(Plotting code records)
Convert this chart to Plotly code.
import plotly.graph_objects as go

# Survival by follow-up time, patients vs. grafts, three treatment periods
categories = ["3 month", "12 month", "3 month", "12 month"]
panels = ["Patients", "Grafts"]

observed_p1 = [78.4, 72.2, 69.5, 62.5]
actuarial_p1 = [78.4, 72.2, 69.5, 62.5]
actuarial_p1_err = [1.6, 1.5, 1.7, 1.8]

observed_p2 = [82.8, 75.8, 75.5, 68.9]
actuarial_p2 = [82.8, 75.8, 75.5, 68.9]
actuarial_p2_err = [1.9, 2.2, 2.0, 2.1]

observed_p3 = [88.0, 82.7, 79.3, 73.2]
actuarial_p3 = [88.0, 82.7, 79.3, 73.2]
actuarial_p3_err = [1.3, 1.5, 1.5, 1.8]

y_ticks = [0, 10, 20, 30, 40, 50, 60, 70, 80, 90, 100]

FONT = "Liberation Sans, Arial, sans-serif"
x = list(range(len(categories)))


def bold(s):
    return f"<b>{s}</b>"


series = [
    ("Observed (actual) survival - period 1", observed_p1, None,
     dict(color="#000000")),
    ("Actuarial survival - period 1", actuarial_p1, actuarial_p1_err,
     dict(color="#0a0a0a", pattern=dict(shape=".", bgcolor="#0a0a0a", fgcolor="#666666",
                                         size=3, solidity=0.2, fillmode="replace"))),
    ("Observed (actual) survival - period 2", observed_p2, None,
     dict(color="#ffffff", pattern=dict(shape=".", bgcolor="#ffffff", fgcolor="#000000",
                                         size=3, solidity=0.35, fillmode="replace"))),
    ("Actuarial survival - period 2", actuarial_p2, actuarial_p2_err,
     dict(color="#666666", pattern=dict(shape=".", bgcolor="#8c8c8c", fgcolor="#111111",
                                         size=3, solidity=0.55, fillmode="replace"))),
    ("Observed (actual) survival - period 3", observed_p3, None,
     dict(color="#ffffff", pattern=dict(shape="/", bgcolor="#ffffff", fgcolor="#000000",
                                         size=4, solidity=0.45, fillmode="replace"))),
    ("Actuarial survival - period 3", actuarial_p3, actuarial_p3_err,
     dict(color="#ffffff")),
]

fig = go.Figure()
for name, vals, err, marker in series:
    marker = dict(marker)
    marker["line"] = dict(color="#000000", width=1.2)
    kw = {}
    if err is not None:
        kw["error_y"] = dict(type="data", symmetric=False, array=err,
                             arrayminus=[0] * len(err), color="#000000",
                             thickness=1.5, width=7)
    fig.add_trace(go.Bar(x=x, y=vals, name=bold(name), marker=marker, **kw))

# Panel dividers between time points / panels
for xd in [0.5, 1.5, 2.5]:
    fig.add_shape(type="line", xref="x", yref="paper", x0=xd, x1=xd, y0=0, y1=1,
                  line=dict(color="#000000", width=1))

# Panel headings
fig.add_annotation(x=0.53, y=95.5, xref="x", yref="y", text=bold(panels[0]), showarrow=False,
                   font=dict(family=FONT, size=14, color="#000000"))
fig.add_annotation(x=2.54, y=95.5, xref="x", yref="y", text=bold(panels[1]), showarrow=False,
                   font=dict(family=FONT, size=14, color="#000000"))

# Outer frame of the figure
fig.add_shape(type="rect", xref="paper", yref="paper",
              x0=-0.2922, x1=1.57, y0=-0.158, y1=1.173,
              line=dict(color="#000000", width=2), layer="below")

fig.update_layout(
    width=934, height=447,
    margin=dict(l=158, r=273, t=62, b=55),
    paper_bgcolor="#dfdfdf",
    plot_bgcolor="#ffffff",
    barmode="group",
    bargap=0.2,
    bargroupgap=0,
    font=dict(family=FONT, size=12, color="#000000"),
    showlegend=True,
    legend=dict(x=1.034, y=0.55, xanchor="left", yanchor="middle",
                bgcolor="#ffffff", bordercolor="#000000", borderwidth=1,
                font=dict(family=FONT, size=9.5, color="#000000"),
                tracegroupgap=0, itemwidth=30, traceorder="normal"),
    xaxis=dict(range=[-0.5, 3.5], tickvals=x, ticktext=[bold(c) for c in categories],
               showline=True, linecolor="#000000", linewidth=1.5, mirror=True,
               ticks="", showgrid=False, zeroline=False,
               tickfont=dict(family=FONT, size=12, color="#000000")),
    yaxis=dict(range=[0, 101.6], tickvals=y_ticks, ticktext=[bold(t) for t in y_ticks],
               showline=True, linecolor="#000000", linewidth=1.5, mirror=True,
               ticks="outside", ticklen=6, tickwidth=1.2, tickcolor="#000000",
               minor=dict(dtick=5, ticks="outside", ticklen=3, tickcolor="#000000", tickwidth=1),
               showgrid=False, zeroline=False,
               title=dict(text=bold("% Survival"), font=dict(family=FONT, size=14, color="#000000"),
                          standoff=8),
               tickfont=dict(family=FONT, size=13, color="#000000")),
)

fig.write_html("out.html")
--
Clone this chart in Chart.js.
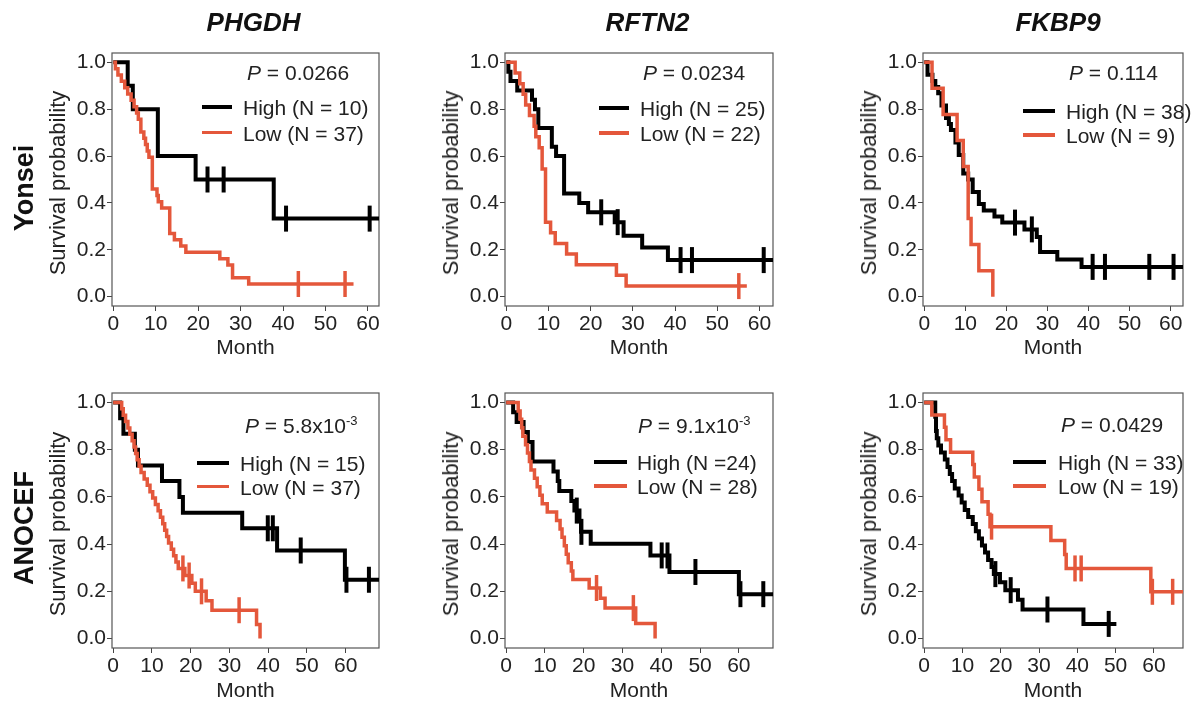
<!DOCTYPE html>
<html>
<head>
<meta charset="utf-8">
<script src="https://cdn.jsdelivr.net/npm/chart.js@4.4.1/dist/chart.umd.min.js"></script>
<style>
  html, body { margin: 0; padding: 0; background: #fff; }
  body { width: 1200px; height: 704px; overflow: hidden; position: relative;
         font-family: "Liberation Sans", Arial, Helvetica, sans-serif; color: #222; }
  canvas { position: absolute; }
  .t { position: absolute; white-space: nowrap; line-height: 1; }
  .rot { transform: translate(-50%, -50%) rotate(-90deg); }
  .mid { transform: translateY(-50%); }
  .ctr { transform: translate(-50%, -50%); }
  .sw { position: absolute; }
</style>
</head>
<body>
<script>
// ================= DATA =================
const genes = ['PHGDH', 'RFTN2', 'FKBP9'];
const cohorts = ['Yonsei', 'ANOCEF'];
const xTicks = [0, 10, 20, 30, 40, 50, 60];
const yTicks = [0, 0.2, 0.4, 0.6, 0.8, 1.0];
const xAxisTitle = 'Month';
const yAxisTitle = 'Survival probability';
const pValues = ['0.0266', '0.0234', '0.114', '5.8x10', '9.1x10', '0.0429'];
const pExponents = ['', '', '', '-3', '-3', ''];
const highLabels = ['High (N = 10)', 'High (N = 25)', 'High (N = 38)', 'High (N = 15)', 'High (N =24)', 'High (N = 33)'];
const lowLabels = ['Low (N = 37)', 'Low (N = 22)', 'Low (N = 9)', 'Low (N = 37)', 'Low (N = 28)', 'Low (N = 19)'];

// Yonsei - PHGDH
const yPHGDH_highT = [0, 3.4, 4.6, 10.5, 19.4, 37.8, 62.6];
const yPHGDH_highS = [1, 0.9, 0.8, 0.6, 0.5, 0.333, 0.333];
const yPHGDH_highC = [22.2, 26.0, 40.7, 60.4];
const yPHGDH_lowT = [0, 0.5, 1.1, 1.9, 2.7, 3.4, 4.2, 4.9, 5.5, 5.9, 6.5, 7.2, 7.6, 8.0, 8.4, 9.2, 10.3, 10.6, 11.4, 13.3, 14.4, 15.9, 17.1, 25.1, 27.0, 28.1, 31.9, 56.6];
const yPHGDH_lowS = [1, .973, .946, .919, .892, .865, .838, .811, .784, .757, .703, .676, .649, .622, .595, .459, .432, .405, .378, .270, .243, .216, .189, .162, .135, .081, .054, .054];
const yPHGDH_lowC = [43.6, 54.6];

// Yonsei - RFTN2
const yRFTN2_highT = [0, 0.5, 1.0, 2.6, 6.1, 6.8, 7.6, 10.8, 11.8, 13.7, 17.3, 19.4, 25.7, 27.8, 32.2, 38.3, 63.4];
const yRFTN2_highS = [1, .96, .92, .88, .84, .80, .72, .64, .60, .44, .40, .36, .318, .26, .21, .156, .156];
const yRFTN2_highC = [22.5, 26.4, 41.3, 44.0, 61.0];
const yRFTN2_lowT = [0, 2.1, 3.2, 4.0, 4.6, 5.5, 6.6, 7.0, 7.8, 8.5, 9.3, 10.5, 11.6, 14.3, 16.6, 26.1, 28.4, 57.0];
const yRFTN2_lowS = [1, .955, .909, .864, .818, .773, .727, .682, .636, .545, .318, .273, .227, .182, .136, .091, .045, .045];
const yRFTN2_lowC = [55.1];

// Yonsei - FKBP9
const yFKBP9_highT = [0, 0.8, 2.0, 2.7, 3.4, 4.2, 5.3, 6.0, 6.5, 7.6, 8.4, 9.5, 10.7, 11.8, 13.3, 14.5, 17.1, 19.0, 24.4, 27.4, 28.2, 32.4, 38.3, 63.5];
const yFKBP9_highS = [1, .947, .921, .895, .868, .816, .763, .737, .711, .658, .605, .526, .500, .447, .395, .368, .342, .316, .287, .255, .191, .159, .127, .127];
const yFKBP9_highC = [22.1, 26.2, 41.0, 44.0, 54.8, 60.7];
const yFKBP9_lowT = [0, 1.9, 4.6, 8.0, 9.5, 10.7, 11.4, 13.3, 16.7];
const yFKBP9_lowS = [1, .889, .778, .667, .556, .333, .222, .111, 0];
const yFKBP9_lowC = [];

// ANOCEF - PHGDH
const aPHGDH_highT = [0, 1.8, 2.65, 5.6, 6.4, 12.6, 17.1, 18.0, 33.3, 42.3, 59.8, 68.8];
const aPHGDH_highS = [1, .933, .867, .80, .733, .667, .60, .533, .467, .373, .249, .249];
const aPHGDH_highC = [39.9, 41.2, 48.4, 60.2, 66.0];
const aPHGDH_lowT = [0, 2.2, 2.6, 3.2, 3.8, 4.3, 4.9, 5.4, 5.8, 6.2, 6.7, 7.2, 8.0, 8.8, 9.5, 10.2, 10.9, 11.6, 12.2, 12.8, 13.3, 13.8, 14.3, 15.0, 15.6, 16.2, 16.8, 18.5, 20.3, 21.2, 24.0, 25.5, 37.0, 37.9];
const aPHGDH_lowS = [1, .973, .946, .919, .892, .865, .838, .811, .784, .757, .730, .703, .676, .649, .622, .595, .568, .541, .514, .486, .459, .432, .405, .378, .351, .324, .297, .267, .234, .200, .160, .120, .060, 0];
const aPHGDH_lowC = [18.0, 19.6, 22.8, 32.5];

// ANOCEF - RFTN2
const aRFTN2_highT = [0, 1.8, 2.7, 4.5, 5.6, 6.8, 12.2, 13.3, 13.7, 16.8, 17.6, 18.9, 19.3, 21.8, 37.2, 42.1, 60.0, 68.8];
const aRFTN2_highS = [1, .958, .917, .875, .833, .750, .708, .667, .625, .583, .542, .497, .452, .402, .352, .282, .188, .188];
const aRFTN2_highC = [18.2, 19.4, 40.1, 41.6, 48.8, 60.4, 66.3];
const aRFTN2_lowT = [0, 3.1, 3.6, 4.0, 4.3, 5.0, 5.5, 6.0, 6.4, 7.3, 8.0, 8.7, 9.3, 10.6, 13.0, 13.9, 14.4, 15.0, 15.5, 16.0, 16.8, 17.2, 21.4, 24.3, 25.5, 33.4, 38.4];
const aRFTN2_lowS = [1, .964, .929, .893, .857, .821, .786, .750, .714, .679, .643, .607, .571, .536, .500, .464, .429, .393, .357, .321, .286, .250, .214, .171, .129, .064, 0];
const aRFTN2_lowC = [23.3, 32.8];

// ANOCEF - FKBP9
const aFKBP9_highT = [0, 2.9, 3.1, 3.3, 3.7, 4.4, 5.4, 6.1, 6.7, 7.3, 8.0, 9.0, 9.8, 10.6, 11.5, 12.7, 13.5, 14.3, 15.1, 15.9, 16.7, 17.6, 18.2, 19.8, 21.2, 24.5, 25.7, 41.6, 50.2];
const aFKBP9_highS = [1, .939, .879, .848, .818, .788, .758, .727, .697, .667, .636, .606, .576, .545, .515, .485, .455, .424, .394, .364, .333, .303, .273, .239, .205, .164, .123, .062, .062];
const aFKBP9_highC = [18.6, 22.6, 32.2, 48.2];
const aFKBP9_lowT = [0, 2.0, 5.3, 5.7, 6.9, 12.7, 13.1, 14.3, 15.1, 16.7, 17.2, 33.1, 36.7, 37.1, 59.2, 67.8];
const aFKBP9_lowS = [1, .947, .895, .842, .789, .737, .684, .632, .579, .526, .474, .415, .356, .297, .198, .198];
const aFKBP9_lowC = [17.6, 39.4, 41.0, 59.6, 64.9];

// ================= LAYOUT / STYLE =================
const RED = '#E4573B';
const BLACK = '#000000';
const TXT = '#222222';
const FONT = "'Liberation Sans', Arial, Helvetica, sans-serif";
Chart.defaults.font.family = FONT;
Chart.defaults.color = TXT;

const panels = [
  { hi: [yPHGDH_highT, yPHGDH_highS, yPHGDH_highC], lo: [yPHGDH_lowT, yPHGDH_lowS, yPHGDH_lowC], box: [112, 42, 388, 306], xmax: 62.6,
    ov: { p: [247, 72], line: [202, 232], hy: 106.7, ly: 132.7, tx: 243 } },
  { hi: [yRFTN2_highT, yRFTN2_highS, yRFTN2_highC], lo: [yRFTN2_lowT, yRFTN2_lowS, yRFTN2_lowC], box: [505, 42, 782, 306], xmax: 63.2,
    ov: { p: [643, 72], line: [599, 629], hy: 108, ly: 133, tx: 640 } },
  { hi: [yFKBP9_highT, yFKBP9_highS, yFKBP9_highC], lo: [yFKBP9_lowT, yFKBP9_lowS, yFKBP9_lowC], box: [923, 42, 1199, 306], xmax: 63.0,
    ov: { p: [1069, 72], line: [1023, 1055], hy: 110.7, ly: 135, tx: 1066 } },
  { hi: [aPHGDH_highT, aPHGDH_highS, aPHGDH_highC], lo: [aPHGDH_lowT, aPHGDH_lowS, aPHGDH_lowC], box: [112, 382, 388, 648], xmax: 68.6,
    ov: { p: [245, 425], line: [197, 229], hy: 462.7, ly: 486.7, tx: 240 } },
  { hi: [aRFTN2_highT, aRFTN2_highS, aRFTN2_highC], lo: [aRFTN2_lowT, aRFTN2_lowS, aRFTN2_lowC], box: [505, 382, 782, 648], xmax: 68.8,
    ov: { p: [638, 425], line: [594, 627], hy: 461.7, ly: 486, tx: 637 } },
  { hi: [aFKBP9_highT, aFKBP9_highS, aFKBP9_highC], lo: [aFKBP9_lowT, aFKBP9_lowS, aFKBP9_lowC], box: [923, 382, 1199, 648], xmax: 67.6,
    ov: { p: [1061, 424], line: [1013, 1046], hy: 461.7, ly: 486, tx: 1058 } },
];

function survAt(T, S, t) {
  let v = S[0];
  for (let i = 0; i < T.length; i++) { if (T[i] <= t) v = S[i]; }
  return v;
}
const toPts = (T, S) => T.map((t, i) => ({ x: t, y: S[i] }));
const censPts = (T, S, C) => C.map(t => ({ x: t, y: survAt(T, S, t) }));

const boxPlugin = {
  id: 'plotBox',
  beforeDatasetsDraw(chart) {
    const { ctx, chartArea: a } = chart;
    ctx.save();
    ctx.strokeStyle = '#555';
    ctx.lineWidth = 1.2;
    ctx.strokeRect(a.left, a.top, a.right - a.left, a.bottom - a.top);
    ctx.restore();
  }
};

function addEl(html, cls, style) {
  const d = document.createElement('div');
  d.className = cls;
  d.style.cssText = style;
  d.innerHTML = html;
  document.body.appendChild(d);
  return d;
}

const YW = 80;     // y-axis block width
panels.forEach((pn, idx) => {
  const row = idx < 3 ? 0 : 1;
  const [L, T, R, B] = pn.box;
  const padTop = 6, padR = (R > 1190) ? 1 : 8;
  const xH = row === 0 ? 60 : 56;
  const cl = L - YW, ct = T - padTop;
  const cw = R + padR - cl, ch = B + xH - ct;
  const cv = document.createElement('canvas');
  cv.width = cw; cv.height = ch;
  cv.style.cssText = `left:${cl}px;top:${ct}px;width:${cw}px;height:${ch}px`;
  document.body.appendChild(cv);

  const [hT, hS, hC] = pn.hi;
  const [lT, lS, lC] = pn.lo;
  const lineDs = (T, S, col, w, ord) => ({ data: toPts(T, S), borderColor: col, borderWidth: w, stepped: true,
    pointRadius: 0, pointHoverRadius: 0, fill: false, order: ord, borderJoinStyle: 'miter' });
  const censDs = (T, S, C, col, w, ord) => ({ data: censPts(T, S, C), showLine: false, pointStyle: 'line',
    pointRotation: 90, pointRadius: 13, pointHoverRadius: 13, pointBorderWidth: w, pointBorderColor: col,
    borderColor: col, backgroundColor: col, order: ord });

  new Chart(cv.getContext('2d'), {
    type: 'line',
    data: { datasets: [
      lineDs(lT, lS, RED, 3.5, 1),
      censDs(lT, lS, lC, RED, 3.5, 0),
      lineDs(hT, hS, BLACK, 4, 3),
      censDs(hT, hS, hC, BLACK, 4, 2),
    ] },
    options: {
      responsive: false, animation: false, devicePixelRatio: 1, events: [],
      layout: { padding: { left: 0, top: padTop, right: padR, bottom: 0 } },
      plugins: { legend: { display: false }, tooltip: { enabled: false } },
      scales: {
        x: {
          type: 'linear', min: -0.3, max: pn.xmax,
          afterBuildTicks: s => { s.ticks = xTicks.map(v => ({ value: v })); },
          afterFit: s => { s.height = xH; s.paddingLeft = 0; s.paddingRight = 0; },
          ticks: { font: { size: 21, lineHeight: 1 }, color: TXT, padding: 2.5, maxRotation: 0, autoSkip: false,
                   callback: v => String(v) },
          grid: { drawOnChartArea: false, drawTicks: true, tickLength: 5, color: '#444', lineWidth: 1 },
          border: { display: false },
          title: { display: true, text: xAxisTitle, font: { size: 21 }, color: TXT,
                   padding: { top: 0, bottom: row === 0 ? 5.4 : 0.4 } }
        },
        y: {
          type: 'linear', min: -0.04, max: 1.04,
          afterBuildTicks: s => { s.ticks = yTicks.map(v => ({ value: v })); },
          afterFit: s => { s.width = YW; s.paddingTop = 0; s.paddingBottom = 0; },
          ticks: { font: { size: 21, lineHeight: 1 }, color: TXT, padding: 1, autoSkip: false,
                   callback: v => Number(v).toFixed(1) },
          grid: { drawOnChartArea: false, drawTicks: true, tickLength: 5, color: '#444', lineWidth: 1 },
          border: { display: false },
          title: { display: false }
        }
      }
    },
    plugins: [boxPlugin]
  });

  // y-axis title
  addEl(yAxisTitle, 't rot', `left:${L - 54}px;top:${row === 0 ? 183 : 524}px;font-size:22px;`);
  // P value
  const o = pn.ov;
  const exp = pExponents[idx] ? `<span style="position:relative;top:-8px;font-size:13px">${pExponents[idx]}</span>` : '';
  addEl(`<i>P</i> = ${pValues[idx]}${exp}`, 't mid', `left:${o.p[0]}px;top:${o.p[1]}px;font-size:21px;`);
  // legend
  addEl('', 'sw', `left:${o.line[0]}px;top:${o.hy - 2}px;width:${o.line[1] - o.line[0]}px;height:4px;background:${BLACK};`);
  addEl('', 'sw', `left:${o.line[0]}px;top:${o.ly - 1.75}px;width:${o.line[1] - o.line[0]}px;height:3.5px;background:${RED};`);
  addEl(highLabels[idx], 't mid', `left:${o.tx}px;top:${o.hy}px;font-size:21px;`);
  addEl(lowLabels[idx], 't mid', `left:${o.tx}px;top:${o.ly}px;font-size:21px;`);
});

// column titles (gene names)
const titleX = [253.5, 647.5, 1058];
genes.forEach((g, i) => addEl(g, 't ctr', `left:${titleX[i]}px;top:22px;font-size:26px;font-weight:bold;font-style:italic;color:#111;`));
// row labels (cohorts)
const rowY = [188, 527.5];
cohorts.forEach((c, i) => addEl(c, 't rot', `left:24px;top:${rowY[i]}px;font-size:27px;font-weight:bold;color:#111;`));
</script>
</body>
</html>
---
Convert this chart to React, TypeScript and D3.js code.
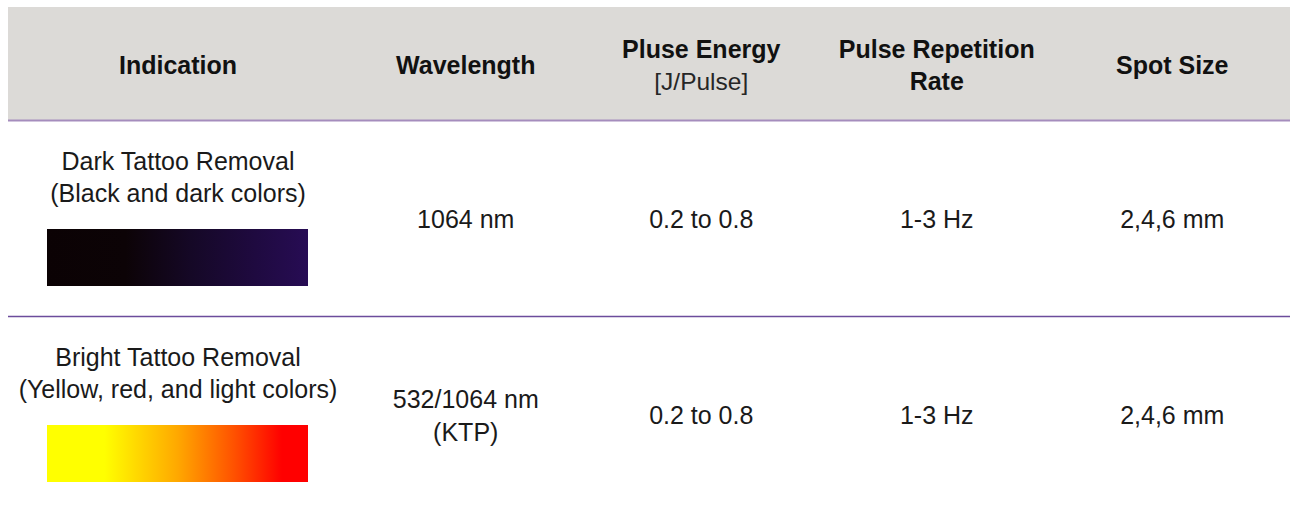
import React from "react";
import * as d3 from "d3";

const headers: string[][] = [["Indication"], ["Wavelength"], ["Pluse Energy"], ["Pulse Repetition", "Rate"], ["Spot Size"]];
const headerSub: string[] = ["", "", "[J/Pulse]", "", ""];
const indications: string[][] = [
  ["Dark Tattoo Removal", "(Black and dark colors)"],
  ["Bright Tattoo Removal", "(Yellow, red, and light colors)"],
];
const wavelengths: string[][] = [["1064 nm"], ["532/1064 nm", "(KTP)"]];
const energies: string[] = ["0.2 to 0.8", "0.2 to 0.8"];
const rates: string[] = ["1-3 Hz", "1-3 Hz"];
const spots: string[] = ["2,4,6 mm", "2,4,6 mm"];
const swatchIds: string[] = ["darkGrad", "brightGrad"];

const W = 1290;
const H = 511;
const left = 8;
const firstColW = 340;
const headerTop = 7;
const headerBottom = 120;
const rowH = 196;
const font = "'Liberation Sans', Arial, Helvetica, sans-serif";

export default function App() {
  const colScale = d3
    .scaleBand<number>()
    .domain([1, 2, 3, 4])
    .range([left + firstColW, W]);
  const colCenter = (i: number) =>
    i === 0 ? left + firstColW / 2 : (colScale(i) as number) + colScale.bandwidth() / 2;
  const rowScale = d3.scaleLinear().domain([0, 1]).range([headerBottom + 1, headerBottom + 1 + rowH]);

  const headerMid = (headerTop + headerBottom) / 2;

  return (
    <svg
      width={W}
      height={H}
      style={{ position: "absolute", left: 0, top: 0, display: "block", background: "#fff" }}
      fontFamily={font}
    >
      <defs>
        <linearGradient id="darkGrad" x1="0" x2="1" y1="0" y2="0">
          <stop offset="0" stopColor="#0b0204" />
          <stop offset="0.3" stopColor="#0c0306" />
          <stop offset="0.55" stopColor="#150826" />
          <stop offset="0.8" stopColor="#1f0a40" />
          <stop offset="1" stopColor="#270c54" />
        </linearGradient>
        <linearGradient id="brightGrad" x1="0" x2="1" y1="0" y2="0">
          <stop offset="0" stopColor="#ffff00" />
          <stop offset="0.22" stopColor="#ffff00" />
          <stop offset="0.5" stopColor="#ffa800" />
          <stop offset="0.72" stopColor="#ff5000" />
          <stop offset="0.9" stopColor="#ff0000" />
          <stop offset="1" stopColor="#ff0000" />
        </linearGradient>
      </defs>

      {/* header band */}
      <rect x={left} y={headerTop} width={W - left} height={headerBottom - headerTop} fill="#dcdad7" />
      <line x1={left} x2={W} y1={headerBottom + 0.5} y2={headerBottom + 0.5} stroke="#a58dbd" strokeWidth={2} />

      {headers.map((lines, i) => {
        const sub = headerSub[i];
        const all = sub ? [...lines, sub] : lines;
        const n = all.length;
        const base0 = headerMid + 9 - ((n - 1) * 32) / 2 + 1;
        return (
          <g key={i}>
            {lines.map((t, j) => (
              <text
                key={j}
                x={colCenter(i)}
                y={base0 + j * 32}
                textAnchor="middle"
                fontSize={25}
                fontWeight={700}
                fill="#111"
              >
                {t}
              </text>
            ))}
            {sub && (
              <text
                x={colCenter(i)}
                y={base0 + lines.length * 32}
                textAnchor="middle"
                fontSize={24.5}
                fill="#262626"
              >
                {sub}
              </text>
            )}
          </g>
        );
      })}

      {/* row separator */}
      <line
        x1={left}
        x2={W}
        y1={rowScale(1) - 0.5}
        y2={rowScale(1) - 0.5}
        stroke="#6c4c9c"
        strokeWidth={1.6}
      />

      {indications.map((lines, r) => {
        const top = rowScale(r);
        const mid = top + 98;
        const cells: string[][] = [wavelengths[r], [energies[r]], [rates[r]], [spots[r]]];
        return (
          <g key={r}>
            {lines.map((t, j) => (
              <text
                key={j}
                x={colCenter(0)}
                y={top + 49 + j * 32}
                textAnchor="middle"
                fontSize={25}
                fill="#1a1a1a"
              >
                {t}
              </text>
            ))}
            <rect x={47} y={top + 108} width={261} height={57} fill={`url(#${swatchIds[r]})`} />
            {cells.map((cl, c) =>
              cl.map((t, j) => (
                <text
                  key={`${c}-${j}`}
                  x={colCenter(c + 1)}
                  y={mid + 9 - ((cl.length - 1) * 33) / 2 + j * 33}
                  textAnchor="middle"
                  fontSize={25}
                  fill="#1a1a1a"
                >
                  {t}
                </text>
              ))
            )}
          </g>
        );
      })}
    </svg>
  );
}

__EXERCISE INSTRUCTIONS__:
Return exactly the lines from the one with "Convert this chart to React, TypeScript" to the one with "1 + rowH]);", inclusive, and nothing else; skip the pictures.

__TASK OUTPUT__:
Convert this chart to React, TypeScript and D3.js code.
import React from "react";
import * as d3 from "d3";

const headers: string[][] = [["Indication"], ["Wavelength"], ["Pluse Energy"], ["Pulse Repetition", "Rate"], ["Spot Size"]];
const headerSub: string[] = ["", "", "[J/Pulse]", "", ""];
const indications: string[][] = [
  ["Dark Tattoo Removal", "(Black and dark colors)"],
  ["Bright Tattoo Removal", "(Yellow, red, and light colors)"],
];
const wavelengths: string[][] = [["1064 nm"], ["532/1064 nm", "(KTP)"]];
const energies: string[] = ["0.2 to 0.8", "0.2 to 0.8"];
const rates: string[] = ["1-3 Hz", "1-3 Hz"];
const spots: string[] = ["2,4,6 mm", "2,4,6 mm"];
const swatchIds: string[] = ["darkGrad", "brightGrad"];

const W = 1290;
const H = 511;
const left = 8;
const firstColW = 340;
const headerTop = 7;
const headerBottom = 120;
const rowH = 196;
const font = "'Liberation Sans', Arial, Helvetica, sans-serif";

export default function App() {
  const colScale = d3
    .scaleBand<number>()
    .domain([1, 2, 3, 4])
    .range([left + firstColW, W]);
  const colCenter = (i: number) =>
    i === 0 ? left + firstColW / 2 : (colScale(i) as number) + colScale.bandwidth() / 2;
  const rowScale = d3.scaleLinear().domain([0, 1]).range([headerBottom + 1, headerBottom + 1 + rowH]);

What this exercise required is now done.